Adaptive Real-time Filtering in Twitter
Comments
Looks like a nice well-defined project. Can you say a little bit about how this is different from your research - I know you're working on similar stuff with Jamie. --Wcohen 14:42, 10 October 2012 (UTC)
My research with Jamie focused on ad-hoc search when I was working with Twitter. The filtering task is a new problem for me, although I admit that I'm hoping to reuse some of the Tweet processing infrastructure I have set up for my ad-hoc search project.
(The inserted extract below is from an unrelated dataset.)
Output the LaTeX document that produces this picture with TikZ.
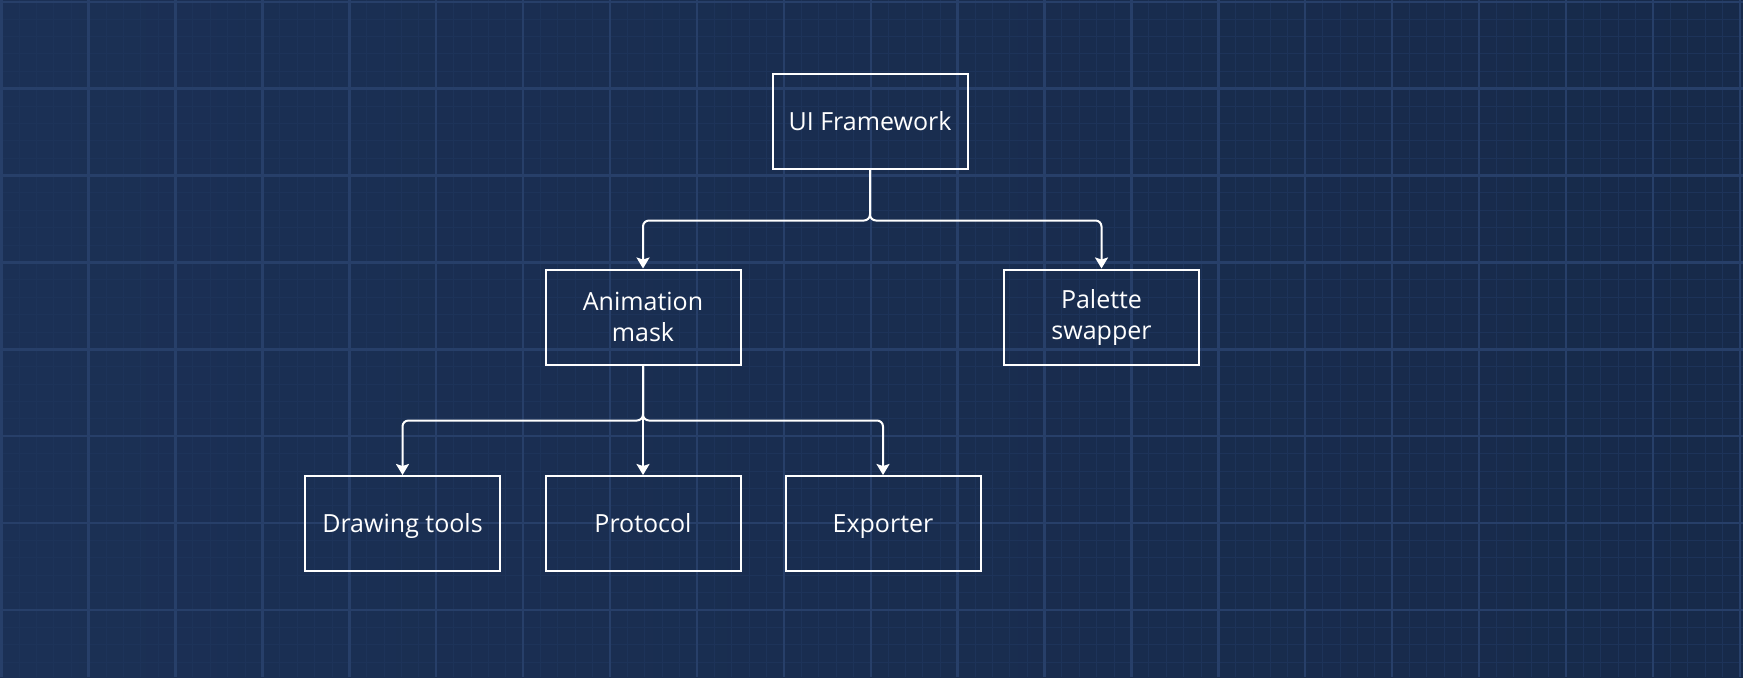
\documentclass[tikz,border=0pt]{standalone}
\usepackage{fontspec}
\setmainfont{Open Sans}
\usetikzlibrary{arrows.meta}
\definecolor{bgleft}{HTML}{1B3055}
\definecolor{bgright}{HTML}{172A4A}
\definecolor{gridmajor}{HTML}{273F69}
\definecolor{gridminor}{HTML}{1D3359}
\tikzset{
  box/.style={draw=white, line width=1pt, minimum width=97.5pt, minimum height=47.5pt,
    inner sep=0pt, align=center, text=white, font=\fontsize{12.5}{15.5}\selectfont},
  oneline/.style={box, text height=8.9pt, text depth=0pt},
  link/.style={draw=white, line width=1pt, rounded corners=3pt,
    -{Stealth[length=5.5pt,width=6.5pt,inset=1pt]}}
}
\begin{document}
\begin{tikzpicture}[x=0.5pt,y=-0.5pt]
\shade[left color=bgleft, right color=bgright] (0,0) rectangle (1743,677);
\useasboundingbox (0,0) rectangle (1743,677);

% grid
\foreach \i in {0,...,100} \draw[gridminor, line width=0.4pt] ({1.7+17.38*\i},0) -- ({1.7+17.38*\i},677);
\foreach \i in {0,...,38} \draw[gridminor, line width=0.4pt] (0,{1.7+17.38*\i}) -- (1743,{1.7+17.38*\i});
\foreach \i in {0,...,20} \draw[gridmajor, line width=1.2pt] ({1.7+86.9*\i},0) -- ({1.7+86.9*\i},677);
\foreach \i in {0,...,7} \draw[gridmajor, line width=1.2pt] (0,{1.7+86.9*\i}) -- (1743,{1.7+86.9*\i});

% boxes
\node[oneline] (ui) at (870,121.5) {UI Framework};
\node[box] (anim) at (643,317) {Animation\\mask};
\node[box] (palette) at (1101.5,317) {Palette\\swapper};
\node[oneline] (drawing) at (402.5,523.5) {Drawing tools};
\node[oneline] (protocol) at (643,523.5) {Protocol};
\node[oneline] (exporter) at (883,523.5) {Exporter};

% links
\path (ui.south) ++(0,50.5) coordinate (forkA);
\path (anim.south) ++(0,55) coordinate (forkB);
\draw[link] (ui.south) -- (forkA) -| (anim.north);
\draw[link] (ui.south) -- (forkA) -| (palette.north);
\draw[link] (anim.south) -- (forkB) -| (drawing.north);
\draw[link] (anim.south) -- (forkB) -- (protocol.north);
\draw[link] (anim.south) -- (forkB) -| (exporter.north);

\end{tikzpicture}
\end{document}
I also recently switched my main research project to federated search, so I was hoping to keep my fingers in the old stuff. --Yubink 17:24, 11 October 2012 (UTC)
Team members
Project Summary
This project will explore how to create a topic-based filter for tweets arriving in real-time, assuming that user judgements (of relevant vs. non-relevant) for tweets shown by the system is available. This project will follow the framework of the Real-time Filtering task of the Microblog Track in the Text REtrieval Conference (TREC), a well-known competitive conference hosted by NIST each year [1]. The goal of the project will be to produce a competitive system for entry into the 2013 run of the track.
Dataset
The project will use the Microblog Track dataset, queries and relevance judgements. The tweet dataset contains 14 million tweets and 50 query topics with relevance judgements. Also available from a previous project is a web crawl of 1 million HTML documents that were linked from tweets.
Task
Given a topic query, a query time, and a corpus of tweets prior to the topic query time, the project aims to filter future tweets such that only tweets relevant to the topic are returned. Any future tweets shown to the "user" will receive feedback that can be incorporated back into the system.
Baseline
The baseline of the project will the ranked list of tweets returned from a search engine queried with the topic. (Of course, the ranked list will be filtered and re-ordered such that they will be temporally ordered, and only tweets from the future of the topic query time will be shown.)
Challenges
- The current plan for the system includes the modification of the Indri search engine, which will be heavy in implementation (C++)